バーにはシャンパンやワインの他、各種ドリンクが用意されていて、サーマルテラスで楽しむこともでき、海辺の休日に、優雅なくつろぎの時間を演出してくれる。

バー

リラクゼーションエリアのバーでシャンパングラスを傾けたり、からだを温める塩分を含むオーシャンビューの天然温泉を堪能したり。大人のための非日常を体感する空間には、極上のくつろぎが約束されているようだ。

大磯港

大磯港

小石の多い浜続きの地形から、大磯の名の由来ともなった照ヶ崎海岸。かつては海に突き出た岩場だったが、現在は大磯港が造られている。
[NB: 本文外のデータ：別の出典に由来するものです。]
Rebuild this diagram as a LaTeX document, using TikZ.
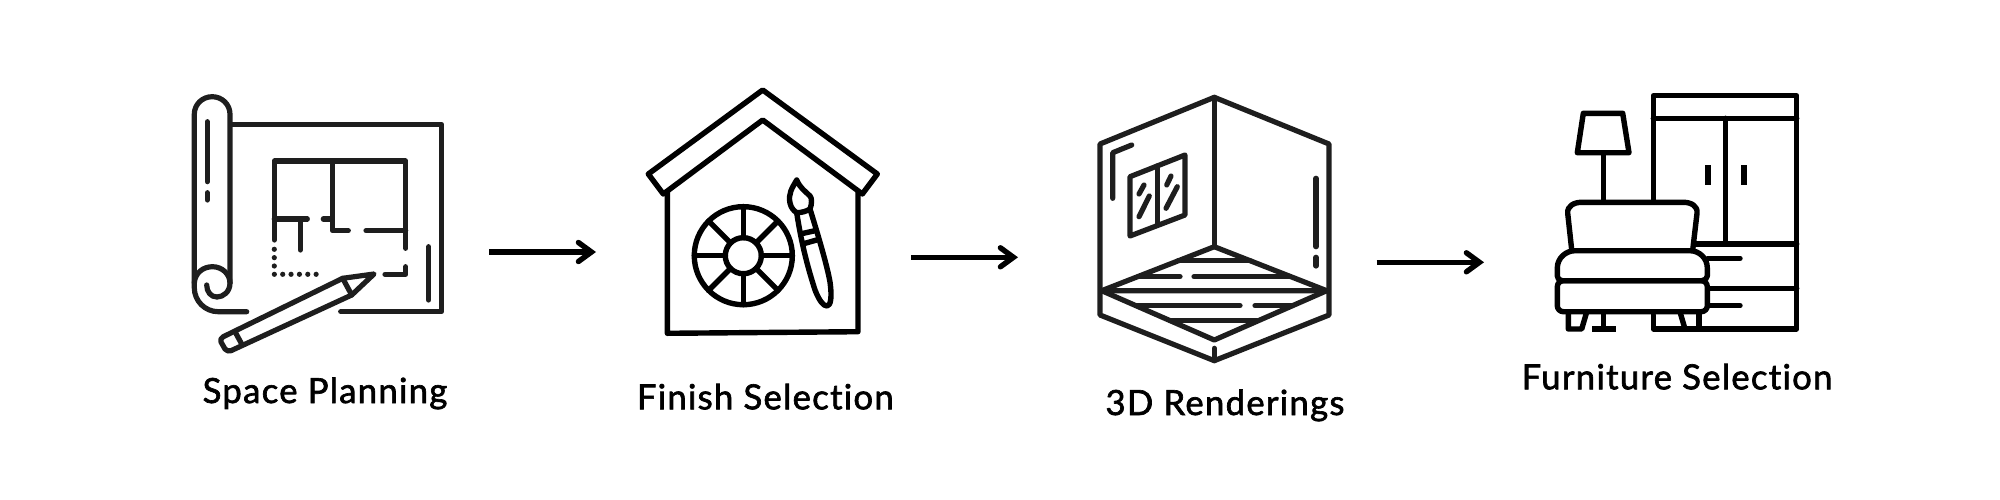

明治の世に、海水療法のために大磯で始まった海水浴は、時代と共にレジャーへと変化し、日本人の健康促進に貢献してきた。そして今、アオバトさえも保養にくる大磯には、スパという進化した「海水浴場」が誕生。癒しと憩いの保養リゾートとして、その存在を輝かせ続けている。

海水浴場 発祥の地
神奈川県大磯

昭和初期の大磯の海辺

昭和初期の大磯の海辺

近代の海水浴は、18世紀にイギリス人医師ラッセルが医療技術として発表し、ロンドン郊外のブライトンに海水浴場を開いたことから始まる。
日本でも、その効用に着目した医師・松本順が、波が強く塩分が多いなどの諸条件から、理想の海として大磯海水浴場を開設して転地療養を推奨。温暖な気候に加え、1887年の大磯停車場(現大磯駅)開業もあり、要人や著名人の保養リゾートとして発展した。
写真は昭和初期の、大磯の海辺の様子。海水浴は一般大衆のレジャーとなり、家族連れなどの大勢の客で賑わっている。